__Your task__:
Repeat, exactly and only, the lines from the beginning of the data through the line with "max: 200, step: 20". Pictures are left out.
** START OF Material provided **
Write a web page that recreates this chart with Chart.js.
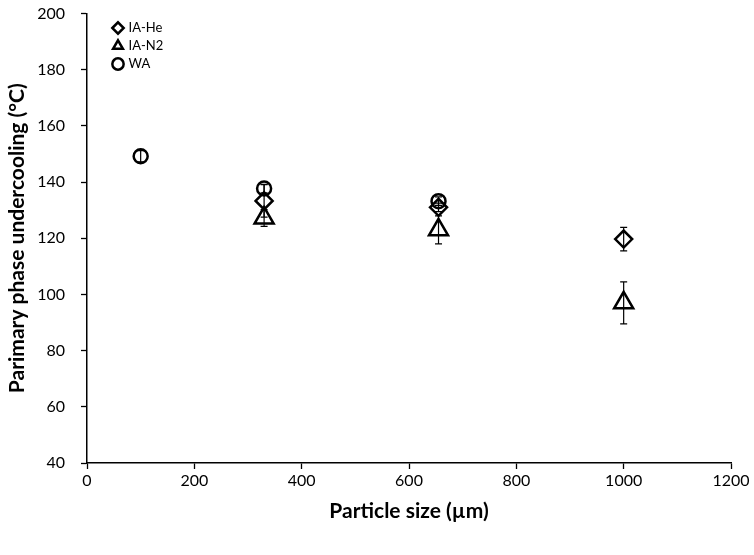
<!DOCTYPE html>
<html>
<head>
<meta charset="utf-8">
<script src="https://cdn.jsdelivr.net/npm/chart.js@4.4.1/dist/chart.umd.min.js"></script>
<style>
  html, body { margin: 0; padding: 0; background: #fff; }
  #wrap { width: 754px; height: 555px; }
</style>
</head>
<body>
<div id="wrap"><canvas id="chart"></canvas></div>
<script>
// particle sizes (µm)
var sizesWA = [100, 330, 655];
var sizesIA = [330, 655, 1000];

// primary phase undercooling (°C) and error bars
var wa = [149.2, 137.7, 133.2];
var waErr = [2, 1.5, 1.5];
var iaHe = [133.3, 131.0, 119.7];
var iaHeErr = [5.8, 1.5, 4.2];
var iaN2 = [127.2, 123.0, 97.0];
var iaN2Err = [3, 5, 7.5];

var xTicks = { min: 0, max: 1200, step: 200 };
var yTicks = { min: 40, max: 200, step: 20 };

function pts(xs, ys, errs) {
    var out = [];
    for (var i = 0; i < xs.length; i++) {
        out.push({ x: xs[i], y: ys[i], err: errs[i] });
    }
    return out;
}

var FONT = 'Lato, "Open Sans", sans-serif';

// vertical error bars, drawn under the hollow markers
var errorBars = {
    id: 'errorBars',
    beforeDatasetsDraw: function (chart) {
        var ctx = chart.ctx;
        var xs = chart.scales.x, ys = chart.scales.y;
        ctx.save();
        ctx.strokeStyle = '#000';
        ctx.lineWidth = 1.2;
        chart.data.datasets.forEach(function (ds) {
            ds.data.forEach(function (p) {
                var px = xs.getPixelForValue(p.x);
                var top = ys.getPixelForValue(p.y + p.err);
                var bot = ys.getPixelForValue(p.y - p.err);
                ctx.beginPath();
                ctx.moveTo(px, top); ctx.lineTo(px, bot);
                ctx.moveTo(px - 3.5, top); ctx.lineTo(px + 3.5, top);
                ctx.moveTo(px - 3.5, bot); ctx.lineTo(px + 3.5, bot);
                ctx.stroke();
            });
        });
        ctx.restore();
    }
};

// nudge the in-plot legend to where it sits in the figure
var legendNudge = {
    id: 'legendNudge',
    afterLayout: function (chart) {
        var lg = chart.legend;
        var dx = chart.chartArea.left + 22 - lg.left;
        var dy = chart.chartArea.top + 3 - lg.top;
        lg.left += dx; lg.right += dx;
        lg.top += dy; lg.bottom += dy;
    }
};

var ctx = document.getElementById('chart').getContext('2d');
var myChart = new Chart(ctx, {
    type: 'scatter',
    data: {
        datasets: [{
            label: 'IA-He',
            data: pts(sizesIA, iaHe, iaHeErr),
            pointStyle: 'rectRot',
            pointRadius: 8.5,
            borderColor: '#000',
            backgroundColor: 'rgba(0,0,0,0)',
            borderWidth: 2.5
        }, {
            label: 'IA-N2',
            data: pts(sizesIA, iaN2, iaN2Err),
            pointStyle: 'triangle',
            pointRadius: 11,
            borderColor: '#000',
            backgroundColor: 'rgba(0,0,0,0)',
            borderWidth: 2.5
        }, {
            label: 'WA',
            data: pts(sizesWA, wa, waErr),
            pointStyle: 'circle',
            pointRadius: 7,
            borderColor: '#000',
            backgroundColor: 'rgba(0,0,0,0)',
            borderWidth: 2.5
        }]
    },
    options: {
        responsive: true,
        maintainAspectRatio: false,
        animation: false,
        layout: { padding: { top: 10, right: 23, bottom: 0, left: 0 } },
        plugins: {
            legend: {
                position: 'chartArea',
                align: 'start',
                labels: {
                    usePointStyle: true,
                    boxWidth: 8,
                    boxHeight: 8,
                    padding: 5,
                    color: '#000',
                    font: { family: FONT, size: 13 }
                }
            },
            tooltip: { enabled: false }
        },
        scales: {
            x: {
                type: 'linear',
                min: xTicks.min,
                max: xTicks.max,
                afterFit: function (s) { s.height = 92; },
                ticks: {
                    stepSize: xTicks.step, color: '#000', padding: 2,
                    font: { family: FONT, size: 16 },
                    callback: function (v) { return String(v); }
                },
                grid: { drawOnChartArea: false, drawTicks: true, tickLength: 6, color: '#000', tickWidth: 1.3 },
                border: { display: true, color: '#000', width: 1.5 },
                title: {
                    display: true,
                    text: 'Particle size (µm)',
                    color: '#000',
                    padding: { top: 4, bottom: 31 },
                    font: { family: FONT, size: 21, weight: 'bold' }
                }
            },
            y: {
                min: yTicks.min,
                max: yTicks.max,
                // tick padding would otherwise also pad the top of the plot
                afterFit: function (s) { s.width = 87; s.paddingTop = 0; s.paddingBottom = 0; },
                ticks: {
                    stepSize: yTicks.step, color: '#000', padding: 16,
                    font: { family: FONT, size: 16 },
                    callback: function (v) { return String(v); }
                },
                grid: { drawOnChartArea: false, drawTicks: true, tickLength: 6, color: '#000', tickWidth: 1.3 },
                border: { display: true, color: '#000', width: 1.5 },
                title: {
                    display: true,
                    text: 'Parimary phase undercooling (°C)',
                    color: '#000',
                    padding: { top: 5, bottom: 2 },
                    font: { family: FONT, size: 21, weight: 'bold' }
                }
            }
        }
    },
    plugins: [errorBars, legendNudge]
});
</script>
</body>
</html>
** END OF Material provided **
__Expected output__:
Write a web page that recreates this chart with Chart.js.
<!DOCTYPE html>
<html>
<head>
<meta charset="utf-8">
<script src="https://cdn.jsdelivr.net/npm/chart.js@4.4.1/dist/chart.umd.min.js"></script>
<style>
  html, body { margin: 0; padding: 0; background: #fff; }
  #wrap { width: 754px; height: 555px; }
</style>
</head>
<body>
<div id="wrap"><canvas id="chart"></canvas></div>
<script>
// particle sizes (µm)
var sizesWA = [100, 330, 655];
var sizesIA = [330, 655, 1000];

// primary phase undercooling (°C) and error bars
var wa = [149.2, 137.7, 133.2];
var waErr = [2, 1.5, 1.5];
var iaHe = [133.3, 131.0, 119.7];
var iaHeErr = [5.8, 1.5, 4.2];
var iaN2 = [127.2, 123.0, 97.0];
var iaN2Err = [3, 5, 7.5];

var xTicks = { min: 0, max: 1200, step: 200 };
var yTicks = { min: 40, max: 200, step: 20 };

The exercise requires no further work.